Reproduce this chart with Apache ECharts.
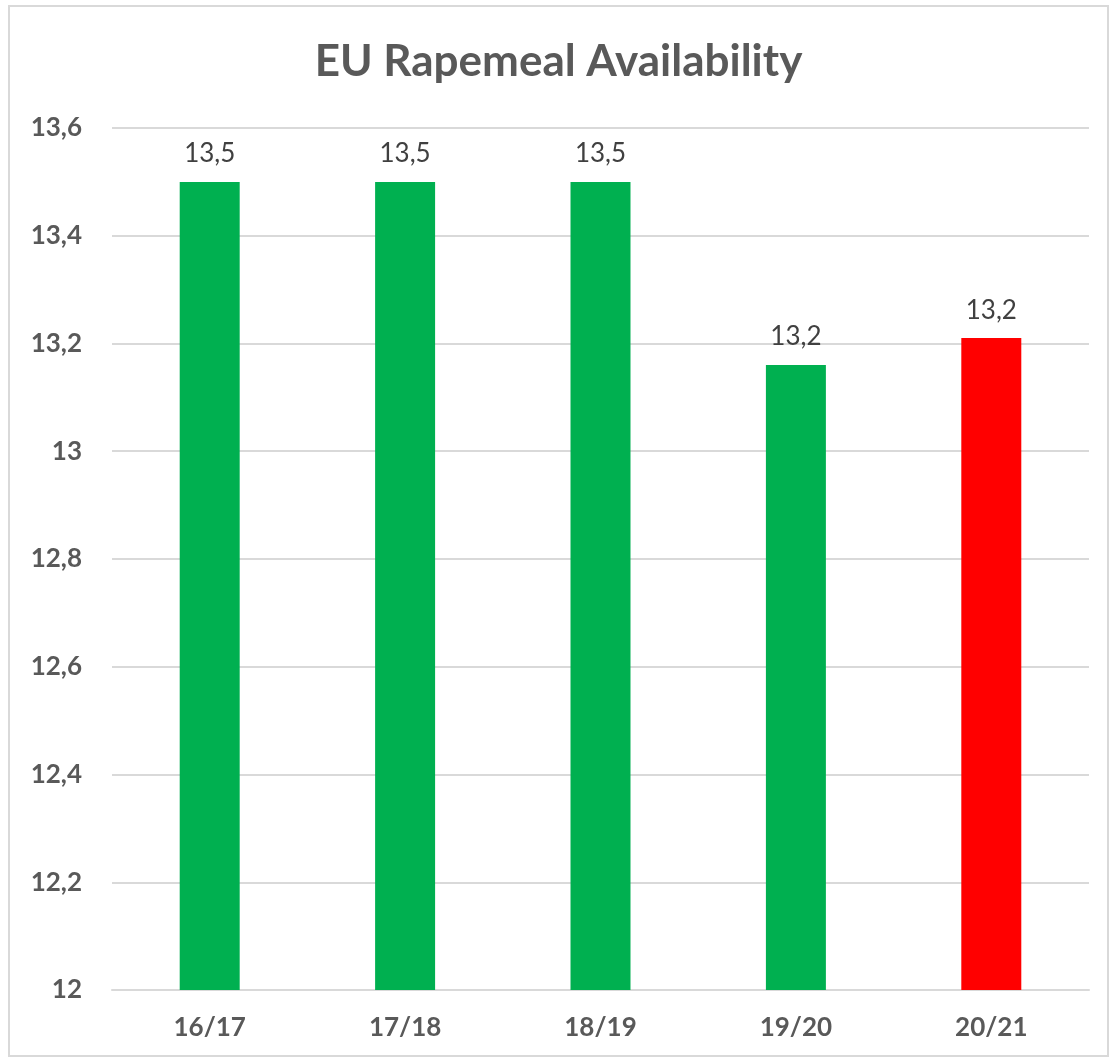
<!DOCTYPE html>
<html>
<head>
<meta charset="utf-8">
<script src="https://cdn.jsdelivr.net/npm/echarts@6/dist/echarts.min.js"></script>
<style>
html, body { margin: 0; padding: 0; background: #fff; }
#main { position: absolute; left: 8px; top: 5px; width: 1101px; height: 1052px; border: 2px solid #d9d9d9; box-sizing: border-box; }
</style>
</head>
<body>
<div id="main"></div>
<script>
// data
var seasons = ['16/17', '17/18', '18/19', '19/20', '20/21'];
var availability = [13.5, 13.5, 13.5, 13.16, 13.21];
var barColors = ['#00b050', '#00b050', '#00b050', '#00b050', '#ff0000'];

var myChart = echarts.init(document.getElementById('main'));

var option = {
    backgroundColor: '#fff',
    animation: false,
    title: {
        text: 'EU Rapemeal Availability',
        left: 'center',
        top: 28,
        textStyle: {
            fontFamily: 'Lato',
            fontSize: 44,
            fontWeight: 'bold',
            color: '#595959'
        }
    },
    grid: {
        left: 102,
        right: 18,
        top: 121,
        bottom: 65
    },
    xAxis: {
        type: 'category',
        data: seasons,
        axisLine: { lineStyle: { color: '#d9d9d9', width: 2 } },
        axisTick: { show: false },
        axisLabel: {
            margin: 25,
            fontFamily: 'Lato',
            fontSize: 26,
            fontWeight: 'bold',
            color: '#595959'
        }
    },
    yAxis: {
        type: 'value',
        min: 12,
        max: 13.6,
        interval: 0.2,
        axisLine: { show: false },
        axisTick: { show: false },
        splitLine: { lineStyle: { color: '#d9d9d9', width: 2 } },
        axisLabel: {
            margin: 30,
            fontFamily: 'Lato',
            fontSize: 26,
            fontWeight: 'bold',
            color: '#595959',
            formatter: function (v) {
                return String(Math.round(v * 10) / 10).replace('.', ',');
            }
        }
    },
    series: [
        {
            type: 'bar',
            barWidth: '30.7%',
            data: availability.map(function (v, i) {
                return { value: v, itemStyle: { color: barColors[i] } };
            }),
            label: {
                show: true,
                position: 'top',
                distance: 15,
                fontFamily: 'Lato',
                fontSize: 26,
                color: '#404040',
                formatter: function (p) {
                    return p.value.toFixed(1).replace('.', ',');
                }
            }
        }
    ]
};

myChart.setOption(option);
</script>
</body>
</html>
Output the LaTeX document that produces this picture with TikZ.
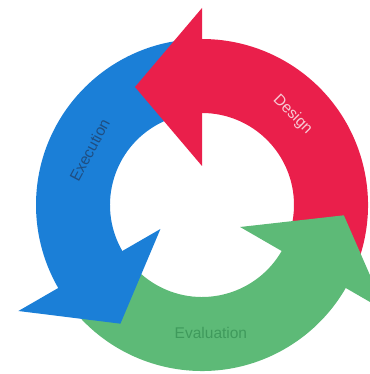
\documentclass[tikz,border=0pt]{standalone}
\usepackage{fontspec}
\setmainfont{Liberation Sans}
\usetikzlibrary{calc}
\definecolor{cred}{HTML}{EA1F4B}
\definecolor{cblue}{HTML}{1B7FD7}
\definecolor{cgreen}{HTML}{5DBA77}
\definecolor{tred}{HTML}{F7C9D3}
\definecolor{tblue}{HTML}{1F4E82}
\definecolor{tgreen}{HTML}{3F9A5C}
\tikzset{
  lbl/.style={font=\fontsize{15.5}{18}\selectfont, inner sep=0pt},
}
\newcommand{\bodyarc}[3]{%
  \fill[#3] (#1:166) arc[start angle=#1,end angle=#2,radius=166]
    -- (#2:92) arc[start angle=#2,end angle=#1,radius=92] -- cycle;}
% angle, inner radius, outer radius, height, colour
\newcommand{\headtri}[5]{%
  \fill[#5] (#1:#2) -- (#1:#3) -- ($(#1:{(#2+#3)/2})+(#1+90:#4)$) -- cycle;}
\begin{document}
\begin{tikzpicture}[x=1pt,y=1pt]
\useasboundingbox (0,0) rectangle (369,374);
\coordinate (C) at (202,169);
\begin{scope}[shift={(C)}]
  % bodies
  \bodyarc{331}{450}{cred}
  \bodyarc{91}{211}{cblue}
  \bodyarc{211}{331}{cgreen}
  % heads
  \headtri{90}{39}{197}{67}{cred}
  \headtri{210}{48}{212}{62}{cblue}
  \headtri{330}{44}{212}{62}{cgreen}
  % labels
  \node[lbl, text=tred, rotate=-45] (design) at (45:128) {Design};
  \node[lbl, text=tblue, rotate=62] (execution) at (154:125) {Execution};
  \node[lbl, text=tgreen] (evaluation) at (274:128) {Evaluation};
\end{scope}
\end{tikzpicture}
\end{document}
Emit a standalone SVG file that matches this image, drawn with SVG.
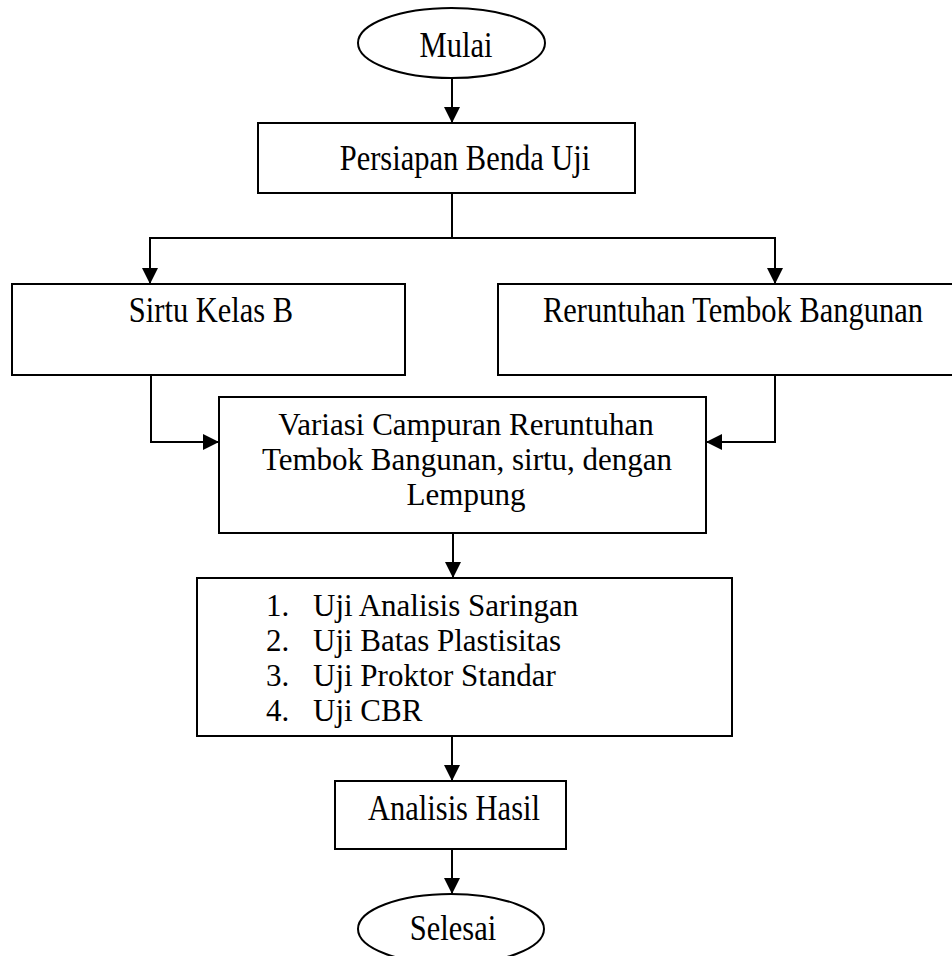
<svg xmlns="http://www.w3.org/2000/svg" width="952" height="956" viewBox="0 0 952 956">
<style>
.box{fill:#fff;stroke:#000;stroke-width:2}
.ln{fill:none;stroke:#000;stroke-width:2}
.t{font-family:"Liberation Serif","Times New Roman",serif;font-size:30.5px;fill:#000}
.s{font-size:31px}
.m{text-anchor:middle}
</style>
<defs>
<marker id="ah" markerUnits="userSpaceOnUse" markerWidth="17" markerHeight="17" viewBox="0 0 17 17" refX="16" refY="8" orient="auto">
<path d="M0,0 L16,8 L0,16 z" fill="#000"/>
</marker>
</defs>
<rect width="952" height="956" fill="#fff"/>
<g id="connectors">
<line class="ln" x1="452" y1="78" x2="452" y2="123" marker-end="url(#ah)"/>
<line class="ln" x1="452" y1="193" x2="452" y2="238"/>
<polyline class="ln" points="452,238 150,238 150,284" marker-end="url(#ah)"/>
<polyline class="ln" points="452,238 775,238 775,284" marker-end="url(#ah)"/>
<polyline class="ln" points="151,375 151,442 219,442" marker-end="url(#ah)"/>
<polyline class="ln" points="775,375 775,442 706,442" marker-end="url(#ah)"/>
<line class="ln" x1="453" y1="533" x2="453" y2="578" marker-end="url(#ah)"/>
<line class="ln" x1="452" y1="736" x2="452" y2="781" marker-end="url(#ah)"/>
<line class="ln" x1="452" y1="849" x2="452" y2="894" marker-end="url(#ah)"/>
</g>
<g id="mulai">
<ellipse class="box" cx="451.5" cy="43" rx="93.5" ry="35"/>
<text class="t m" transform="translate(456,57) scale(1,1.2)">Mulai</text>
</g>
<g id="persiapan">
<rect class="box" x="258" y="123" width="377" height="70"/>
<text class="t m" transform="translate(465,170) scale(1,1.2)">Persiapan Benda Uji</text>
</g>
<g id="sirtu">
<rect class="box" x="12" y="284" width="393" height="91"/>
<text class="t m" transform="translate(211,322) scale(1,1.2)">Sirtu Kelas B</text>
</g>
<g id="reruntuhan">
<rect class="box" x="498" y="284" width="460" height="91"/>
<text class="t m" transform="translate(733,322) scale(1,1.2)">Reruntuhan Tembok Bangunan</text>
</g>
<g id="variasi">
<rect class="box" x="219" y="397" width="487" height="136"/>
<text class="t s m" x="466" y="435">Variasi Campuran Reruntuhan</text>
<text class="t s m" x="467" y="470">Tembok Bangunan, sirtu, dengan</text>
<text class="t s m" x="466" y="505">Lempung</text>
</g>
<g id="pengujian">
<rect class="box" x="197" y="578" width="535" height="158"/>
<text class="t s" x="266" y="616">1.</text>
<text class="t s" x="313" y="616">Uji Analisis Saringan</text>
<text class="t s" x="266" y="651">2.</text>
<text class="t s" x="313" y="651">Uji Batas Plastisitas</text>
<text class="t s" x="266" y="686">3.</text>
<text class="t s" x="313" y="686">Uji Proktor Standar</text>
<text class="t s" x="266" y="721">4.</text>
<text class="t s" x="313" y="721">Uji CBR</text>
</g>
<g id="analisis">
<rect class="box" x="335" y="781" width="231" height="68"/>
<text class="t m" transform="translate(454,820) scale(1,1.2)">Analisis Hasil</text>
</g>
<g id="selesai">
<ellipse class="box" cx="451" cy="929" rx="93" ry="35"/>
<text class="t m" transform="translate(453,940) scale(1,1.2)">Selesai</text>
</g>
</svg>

_Problem_. Reproduce each line exactly as it appears, omitting the pictures.

_Solution_.
Reproduce this chart with Apache ECharts.
<!DOCTYPE html>
<html>
<head>
<meta charset="utf-8">
<script src="https://cdn.jsdelivr.net/npm/echarts@6/dist/echarts.min.js"></script>
<style>
html, body { margin: 0; padding: 0; background: #fff; }
#main { position: absolute; left: 8px; top: 5px; width: 1101px; height: 1052px; border: 2px solid #d9d9d9; box-sizing: border-box; }
</style>
</head>
<body>
<div id="main"></div>
<script>
// data
var seasons = ['16/17', '17/18', '18/19', '19/20', '20/21'];
var availability = [13.5, 13.5, 13.5, 13.16, 13.21];
var barColors = ['#00b050', '#00b050', '#00b050', '#00b050', '#ff0000'];

var myChart = echarts.init(document.getElementById('main'));

var option = {
    backgroundColor: '#fff',
    animation: false,
    title: {
        text: 'EU Rapemeal Availability',
        left: 'center',
        top: 28,
        textStyle: {
            fontFamily: 'Lato',
            fontSize: 44,
            fontWeight: 'bold',
            color: '#595959'
        }
    },
    grid: {
        left: 102,
        right: 18,
        top: 121,
        bottom: 65
    },
    xAxis: {
        type: 'category',
        data: seasons,
        axisLine: { lineStyle: { color: '#d9d9d9', width: 2 } },
        axisTick: { show: false },
        axisLabel: {
            margin: 25,
            fontFamily: 'Lato',
            fontSize: 26,
            fontWeight: 'bold',
            color: '#595959'
        }
    },
    yAxis: {
        type: 'value',
        min: 12,
        max: 13.6,
        interval: 0.2,
        axisLine: { show: false },
        axisTick: { show: false },
        splitLine: { lineStyle: { color: '#d9d9d9', width: 2 } },
        axisLabel: {
            margin: 30,
            fontFamily: 'Lato',
            fontSize: 26,
            fontWeight: 'bold',
            color: '#595959',
            formatter: function (v) {
                return String(Math.round(v * 10) / 10).replace('.', ',');
            }
        }
    },
    series: [
        {
            type: 'bar',
            barWidth: '30.7%',
            data: availability.map(function (v, i) {
                return { value: v, itemStyle: { color: barColors[i] } };
            }),
            label: {
                show: true,
                position: 'top',
                distance: 15,
                fontFamily: 'Lato',
                fontSize: 26,
                color: '#404040',
                formatter: function (p) {
                    return p.value.toFixed(1).replace('.', ',');
                }
            }
        }
    ]
};

myChart.setOption(option);
</script>
</body>
</html>
Output the LaTeX document that produces this picture with TikZ.
\documentclass[tikz,border=0pt]{standalone}
\usepackage{fontspec}
\setmainfont{Liberation Sans}
\usetikzlibrary{calc}
\definecolor{cred}{HTML}{EA1F4B}
\definecolor{cblue}{HTML}{1B7FD7}
\definecolor{cgreen}{HTML}{5DBA77}
\definecolor{tred}{HTML}{F7C9D3}
\definecolor{tblue}{HTML}{1F4E82}
\definecolor{tgreen}{HTML}{3F9A5C}
\tikzset{
  lbl/.style={font=\fontsize{15.5}{18}\selectfont, inner sep=0pt},
}
\newcommand{\bodyarc}[3]{%
  \fill[#3] (#1:166) arc[start angle=#1,end angle=#2,radius=166]
    -- (#2:92) arc[start angle=#2,end angle=#1,radius=92] -- cycle;}
% angle, inner radius, outer radius, height, colour
\newcommand{\headtri}[5]{%
  \fill[#5] (#1:#2) -- (#1:#3) -- ($(#1:{(#2+#3)/2})+(#1+90:#4)$) -- cycle;}
\begin{document}
\begin{tikzpicture}[x=1pt,y=1pt]
\useasboundingbox (0,0) rectangle (369,374);
\coordinate (C) at (202,169);
\begin{scope}[shift={(C)}]
  % bodies
  \bodyarc{331}{450}{cred}
  \bodyarc{91}{211}{cblue}
  \bodyarc{211}{331}{cgreen}
  % heads
  \headtri{90}{39}{197}{67}{cred}
  \headtri{210}{48}{212}{62}{cblue}
  \headtri{330}{44}{212}{62}{cgreen}
  % labels
  \node[lbl, text=tred, rotate=-45] (design) at (45:128) {Design};
  \node[lbl, text=tblue, rotate=62] (execution) at (154:125) {Execution};
  \node[lbl, text=tgreen] (evaluation) at (274:128) {Evaluation};
\end{scope}
\end{tikzpicture}
\end{document}
Emit a standalone SVG file that matches this image, drawn with SVG.
<svg xmlns="http://www.w3.org/2000/svg" width="952" height="956" viewBox="0 0 952 956">
<style>
.box{fill:#fff;stroke:#000;stroke-width:2}
.ln{fill:none;stroke:#000;stroke-width:2}
.t{font-family:"Liberation Serif","Times New Roman",serif;font-size:30.5px;fill:#000}
.s{font-size:31px}
.m{text-anchor:middle}
</style>
<defs>
<marker id="ah" markerUnits="userSpaceOnUse" markerWidth="17" markerHeight="17" viewBox="0 0 17 17" refX="16" refY="8" orient="auto">
<path d="M0,0 L16,8 L0,16 z" fill="#000"/>
</marker>
</defs>
<rect width="952" height="956" fill="#fff"/>
<g id="connectors">
<line class="ln" x1="452" y1="78" x2="452" y2="123" marker-end="url(#ah)"/>
<line class="ln" x1="452" y1="193" x2="452" y2="238"/>
<polyline class="ln" points="452,238 150,238 150,284" marker-end="url(#ah)"/>
<polyline class="ln" points="452,238 775,238 775,284" marker-end="url(#ah)"/>
<polyline class="ln" points="151,375 151,442 219,442" marker-end="url(#ah)"/>
<polyline class="ln" points="775,375 775,442 706,442" marker-end="url(#ah)"/>
<line class="ln" x1="453" y1="533" x2="453" y2="578" marker-end="url(#ah)"/>
<line class="ln" x1="452" y1="736" x2="452" y2="781" marker-end="url(#ah)"/>
<line class="ln" x1="452" y1="849" x2="452" y2="894" marker-end="url(#ah)"/>
</g>
<g id="mulai">
<ellipse class="box" cx="451.5" cy="43" rx="93.5" ry="35"/>
<text class="t m" transform="translate(456,57) scale(1,1.2)">Mulai</text>
</g>
<g id="persiapan">
<rect class="box" x="258" y="123" width="377" height="70"/>
<text class="t m" transform="translate(465,170) scale(1,1.2)">Persiapan Benda Uji</text>
</g>
<g id="sirtu">
<rect class="box" x="12" y="284" width="393" height="91"/>
<text class="t m" transform="translate(211,322) scale(1,1.2)">Sirtu Kelas B</text>
</g>
<g id="reruntuhan">
<rect class="box" x="498" y="284" width="460" height="91"/>
<text class="t m" transform="translate(733,322) scale(1,1.2)">Reruntuhan Tembok Bangunan</text>
</g>
<g id="variasi">
<rect class="box" x="219" y="397" width="487" height="136"/>
<text class="t s m" x="466" y="435">Variasi Campuran Reruntuhan</text>
<text class="t s m" x="467" y="470">Tembok Bangunan, sirtu, dengan</text>
<text class="t s m" x="466" y="505">Lempung</text>
</g>
<g id="pengujian">
<rect class="box" x="197" y="578" width="535" height="158"/>
<text class="t s" x="266" y="616">1.</text>
<text class="t s" x="313" y="616">Uji Analisis Saringan</text>
<text class="t s" x="266" y="651">2.</text>
<text class="t s" x="313" y="651">Uji Batas Plastisitas</text>
<text class="t s" x="266" y="686">3.</text>
<text class="t s" x="313" y="686">Uji Proktor Standar</text>
<text class="t s" x="266" y="721">4.</text>
<text class="t s" x="313" y="721">Uji CBR</text>
</g>
<g id="analisis">
<rect class="box" x="335" y="781" width="231" height="68"/>
<text class="t m" transform="translate(454,820) scale(1,1.2)">Analisis Hasil</text>
</g>
<g id="selesai">
<ellipse class="box" cx="451" cy="929" rx="93" ry="35"/>
<text class="t m" transform="translate(453,940) scale(1,1.2)">Selesai</text>
</g>
</svg>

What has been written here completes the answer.